Goal:
Nothing but the lines from the line that contains "Recreate this image" through the line that contains "plt.rcParams['font.family'] = ['DejaVu Sans']" should appear in the output, each reproduced exactly.

Information provided:
— start —

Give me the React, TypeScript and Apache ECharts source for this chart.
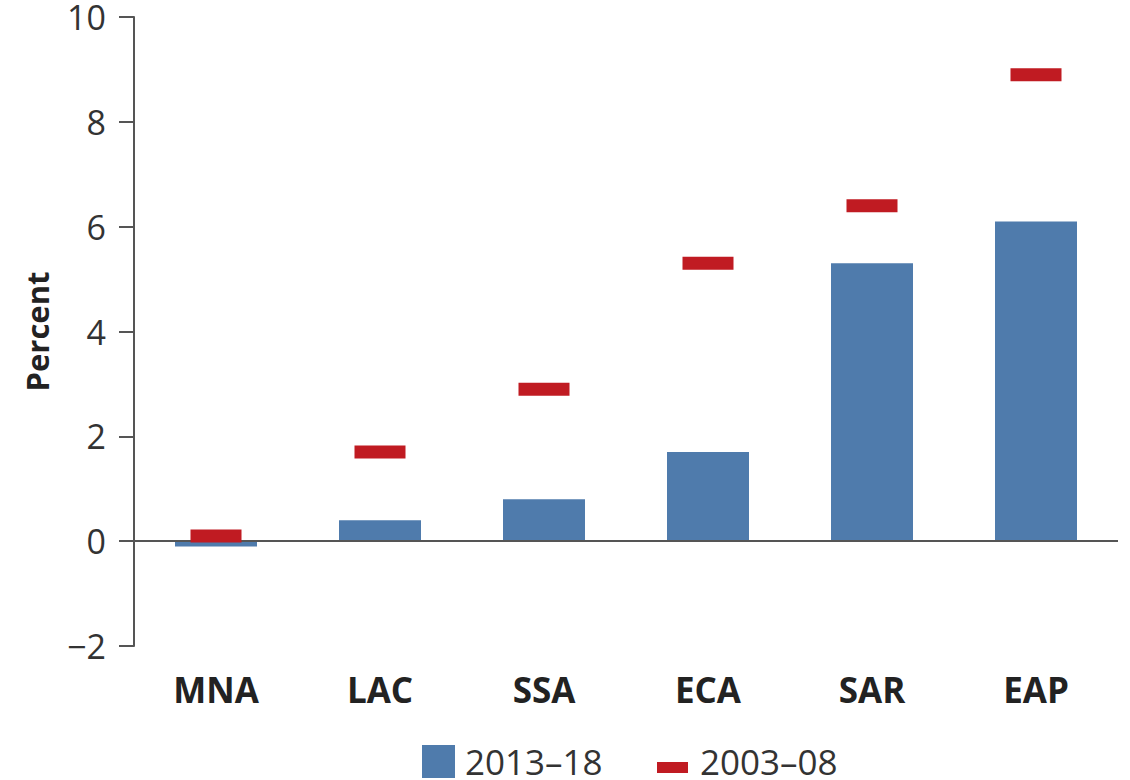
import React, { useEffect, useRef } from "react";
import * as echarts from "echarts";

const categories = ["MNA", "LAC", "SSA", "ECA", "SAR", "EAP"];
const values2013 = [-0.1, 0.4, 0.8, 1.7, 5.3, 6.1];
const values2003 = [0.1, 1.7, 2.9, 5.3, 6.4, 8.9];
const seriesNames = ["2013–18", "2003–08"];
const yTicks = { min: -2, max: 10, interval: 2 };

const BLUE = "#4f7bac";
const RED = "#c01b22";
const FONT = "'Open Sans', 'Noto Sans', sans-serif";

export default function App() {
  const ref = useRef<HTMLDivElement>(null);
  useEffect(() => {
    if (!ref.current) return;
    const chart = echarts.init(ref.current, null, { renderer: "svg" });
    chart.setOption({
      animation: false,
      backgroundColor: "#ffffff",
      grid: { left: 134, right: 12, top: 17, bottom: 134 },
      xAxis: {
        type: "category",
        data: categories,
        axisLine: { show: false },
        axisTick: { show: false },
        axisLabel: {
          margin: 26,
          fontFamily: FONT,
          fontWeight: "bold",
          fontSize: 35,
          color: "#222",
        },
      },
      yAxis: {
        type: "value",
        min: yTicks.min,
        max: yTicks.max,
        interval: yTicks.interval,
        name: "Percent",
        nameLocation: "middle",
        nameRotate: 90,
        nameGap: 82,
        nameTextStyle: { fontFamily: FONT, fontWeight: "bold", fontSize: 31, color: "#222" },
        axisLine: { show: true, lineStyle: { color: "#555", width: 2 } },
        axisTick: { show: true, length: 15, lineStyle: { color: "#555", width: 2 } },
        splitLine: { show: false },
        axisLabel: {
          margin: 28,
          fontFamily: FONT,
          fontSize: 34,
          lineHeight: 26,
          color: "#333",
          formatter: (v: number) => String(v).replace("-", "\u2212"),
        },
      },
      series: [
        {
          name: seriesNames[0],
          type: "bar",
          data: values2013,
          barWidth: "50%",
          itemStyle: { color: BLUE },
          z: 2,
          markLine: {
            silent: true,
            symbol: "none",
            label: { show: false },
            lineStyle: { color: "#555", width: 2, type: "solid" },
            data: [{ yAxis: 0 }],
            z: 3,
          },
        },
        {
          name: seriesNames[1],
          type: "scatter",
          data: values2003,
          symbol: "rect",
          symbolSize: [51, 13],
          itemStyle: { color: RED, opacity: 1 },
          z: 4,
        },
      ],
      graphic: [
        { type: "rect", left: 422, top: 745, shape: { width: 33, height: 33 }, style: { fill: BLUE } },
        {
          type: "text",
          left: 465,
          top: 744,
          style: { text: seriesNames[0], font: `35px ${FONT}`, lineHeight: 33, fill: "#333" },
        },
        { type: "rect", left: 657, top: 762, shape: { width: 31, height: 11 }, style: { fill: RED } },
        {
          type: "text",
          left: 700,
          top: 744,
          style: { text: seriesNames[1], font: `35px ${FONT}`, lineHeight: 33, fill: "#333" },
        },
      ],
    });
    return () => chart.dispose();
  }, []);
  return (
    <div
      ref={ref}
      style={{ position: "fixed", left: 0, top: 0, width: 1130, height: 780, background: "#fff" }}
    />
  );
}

— end —
— start —

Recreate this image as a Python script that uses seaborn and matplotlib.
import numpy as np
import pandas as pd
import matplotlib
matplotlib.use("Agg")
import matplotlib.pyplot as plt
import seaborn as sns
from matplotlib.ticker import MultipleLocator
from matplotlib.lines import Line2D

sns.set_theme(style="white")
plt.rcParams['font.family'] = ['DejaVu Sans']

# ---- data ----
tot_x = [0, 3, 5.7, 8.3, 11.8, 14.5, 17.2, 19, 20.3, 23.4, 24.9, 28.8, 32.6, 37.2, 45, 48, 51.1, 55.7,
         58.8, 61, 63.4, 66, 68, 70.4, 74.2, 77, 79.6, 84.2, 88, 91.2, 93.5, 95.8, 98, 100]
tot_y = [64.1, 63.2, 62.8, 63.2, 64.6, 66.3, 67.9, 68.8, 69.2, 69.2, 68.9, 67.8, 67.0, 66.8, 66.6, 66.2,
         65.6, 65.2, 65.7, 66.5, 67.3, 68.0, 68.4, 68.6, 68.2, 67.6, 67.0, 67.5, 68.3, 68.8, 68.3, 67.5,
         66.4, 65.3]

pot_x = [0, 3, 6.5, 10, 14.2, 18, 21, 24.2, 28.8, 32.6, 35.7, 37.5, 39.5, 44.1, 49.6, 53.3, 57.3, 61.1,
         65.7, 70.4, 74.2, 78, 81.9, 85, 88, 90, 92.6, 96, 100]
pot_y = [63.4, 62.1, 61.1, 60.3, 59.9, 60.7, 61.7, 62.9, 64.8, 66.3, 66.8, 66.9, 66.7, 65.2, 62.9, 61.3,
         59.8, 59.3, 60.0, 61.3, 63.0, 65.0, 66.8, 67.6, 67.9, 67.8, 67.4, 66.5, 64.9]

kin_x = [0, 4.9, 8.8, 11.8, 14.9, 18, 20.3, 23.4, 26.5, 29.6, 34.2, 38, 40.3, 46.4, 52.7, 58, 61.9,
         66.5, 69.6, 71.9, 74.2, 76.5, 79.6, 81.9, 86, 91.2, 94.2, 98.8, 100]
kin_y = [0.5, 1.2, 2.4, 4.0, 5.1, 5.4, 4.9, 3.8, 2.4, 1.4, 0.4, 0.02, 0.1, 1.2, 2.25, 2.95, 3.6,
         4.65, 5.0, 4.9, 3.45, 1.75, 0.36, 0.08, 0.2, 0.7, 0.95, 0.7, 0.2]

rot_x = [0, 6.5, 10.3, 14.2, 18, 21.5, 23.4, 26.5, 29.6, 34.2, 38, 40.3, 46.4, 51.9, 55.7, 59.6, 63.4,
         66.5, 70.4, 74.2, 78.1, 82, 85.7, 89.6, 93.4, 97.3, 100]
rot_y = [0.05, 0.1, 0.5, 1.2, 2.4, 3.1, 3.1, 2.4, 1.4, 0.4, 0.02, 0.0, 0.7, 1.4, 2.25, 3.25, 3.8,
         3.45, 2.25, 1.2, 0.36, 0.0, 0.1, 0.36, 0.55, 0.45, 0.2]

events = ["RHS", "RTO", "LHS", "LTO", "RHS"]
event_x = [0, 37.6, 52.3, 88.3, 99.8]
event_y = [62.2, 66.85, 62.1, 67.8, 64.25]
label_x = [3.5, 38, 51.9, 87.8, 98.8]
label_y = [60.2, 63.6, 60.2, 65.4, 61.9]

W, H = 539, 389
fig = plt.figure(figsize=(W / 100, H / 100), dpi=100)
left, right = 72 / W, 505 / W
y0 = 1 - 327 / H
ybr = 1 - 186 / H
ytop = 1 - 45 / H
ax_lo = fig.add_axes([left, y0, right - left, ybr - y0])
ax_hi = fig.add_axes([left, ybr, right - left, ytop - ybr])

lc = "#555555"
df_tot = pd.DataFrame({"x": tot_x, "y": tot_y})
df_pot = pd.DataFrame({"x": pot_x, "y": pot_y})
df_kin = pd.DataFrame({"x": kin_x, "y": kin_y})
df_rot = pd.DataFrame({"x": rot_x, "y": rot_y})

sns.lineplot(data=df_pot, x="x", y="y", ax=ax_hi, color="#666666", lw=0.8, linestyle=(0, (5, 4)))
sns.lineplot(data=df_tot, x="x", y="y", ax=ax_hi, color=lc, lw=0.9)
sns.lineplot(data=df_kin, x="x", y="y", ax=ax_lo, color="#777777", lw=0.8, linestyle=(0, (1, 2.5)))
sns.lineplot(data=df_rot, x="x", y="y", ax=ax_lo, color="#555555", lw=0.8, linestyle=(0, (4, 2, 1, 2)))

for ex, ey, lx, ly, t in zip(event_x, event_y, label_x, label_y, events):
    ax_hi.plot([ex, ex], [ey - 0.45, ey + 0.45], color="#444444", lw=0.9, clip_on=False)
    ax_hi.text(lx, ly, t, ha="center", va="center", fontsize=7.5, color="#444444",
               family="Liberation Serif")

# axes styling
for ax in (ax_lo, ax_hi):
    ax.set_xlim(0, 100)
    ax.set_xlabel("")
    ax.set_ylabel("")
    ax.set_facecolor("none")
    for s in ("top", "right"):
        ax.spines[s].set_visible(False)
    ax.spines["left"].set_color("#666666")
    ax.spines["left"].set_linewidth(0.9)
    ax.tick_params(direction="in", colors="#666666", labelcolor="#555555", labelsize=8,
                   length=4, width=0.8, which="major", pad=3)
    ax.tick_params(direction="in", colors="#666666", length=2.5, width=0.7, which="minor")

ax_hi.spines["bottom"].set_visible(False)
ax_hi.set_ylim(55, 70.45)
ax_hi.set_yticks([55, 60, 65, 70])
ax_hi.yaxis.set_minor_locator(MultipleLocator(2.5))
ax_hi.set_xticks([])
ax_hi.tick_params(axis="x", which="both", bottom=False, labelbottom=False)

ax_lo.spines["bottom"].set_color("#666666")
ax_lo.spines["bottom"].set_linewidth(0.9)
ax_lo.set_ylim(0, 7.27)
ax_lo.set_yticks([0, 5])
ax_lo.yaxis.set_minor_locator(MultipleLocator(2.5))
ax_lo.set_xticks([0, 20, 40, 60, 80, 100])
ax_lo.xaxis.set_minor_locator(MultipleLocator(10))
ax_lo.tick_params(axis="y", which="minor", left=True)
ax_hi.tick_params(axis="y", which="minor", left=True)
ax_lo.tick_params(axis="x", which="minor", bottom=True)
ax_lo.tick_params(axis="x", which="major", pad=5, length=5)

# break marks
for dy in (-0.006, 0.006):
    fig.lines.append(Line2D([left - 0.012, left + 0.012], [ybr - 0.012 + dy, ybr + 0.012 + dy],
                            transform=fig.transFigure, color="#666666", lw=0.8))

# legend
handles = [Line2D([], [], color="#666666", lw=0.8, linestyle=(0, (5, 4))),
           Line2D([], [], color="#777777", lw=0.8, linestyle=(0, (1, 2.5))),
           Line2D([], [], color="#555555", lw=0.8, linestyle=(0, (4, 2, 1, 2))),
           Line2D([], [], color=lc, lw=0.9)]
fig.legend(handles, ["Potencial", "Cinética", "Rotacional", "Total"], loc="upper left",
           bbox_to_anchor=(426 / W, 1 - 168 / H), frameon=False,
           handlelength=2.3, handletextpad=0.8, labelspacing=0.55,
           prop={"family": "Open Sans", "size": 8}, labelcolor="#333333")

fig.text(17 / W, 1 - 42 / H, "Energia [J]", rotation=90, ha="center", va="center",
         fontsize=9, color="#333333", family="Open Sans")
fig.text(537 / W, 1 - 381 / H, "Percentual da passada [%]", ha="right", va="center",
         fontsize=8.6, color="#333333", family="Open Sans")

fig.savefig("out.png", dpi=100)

— end —
— start —

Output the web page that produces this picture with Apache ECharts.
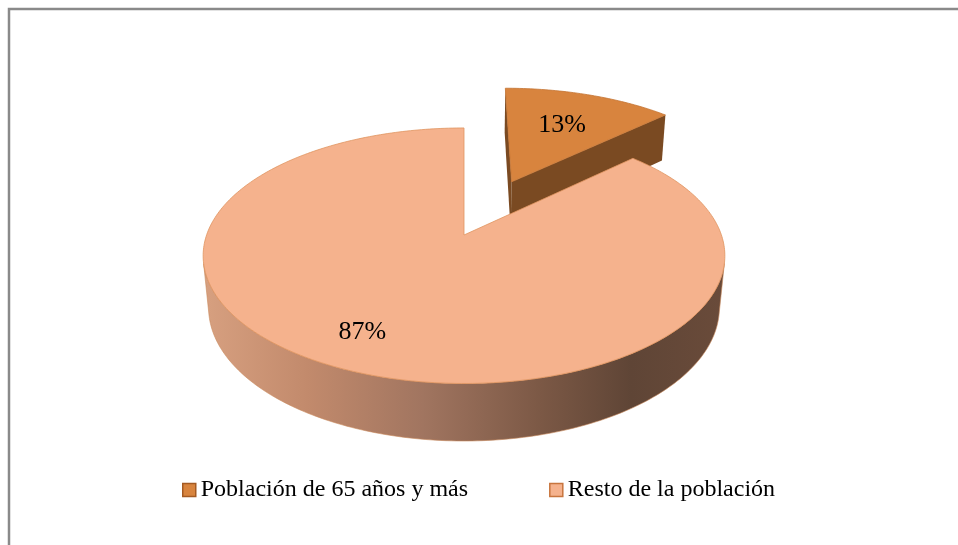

— end —

Final result:
Recreate this image as a Python script that uses seaborn and matplotlib.
import numpy as np
import pandas as pd
import matplotlib
matplotlib.use("Agg")
import matplotlib.pyplot as plt
import seaborn as sns
from matplotlib.ticker import MultipleLocator
from matplotlib.lines import Line2D

sns.set_theme(style="white")
plt.rcParams['font.family'] = ['DejaVu Sans']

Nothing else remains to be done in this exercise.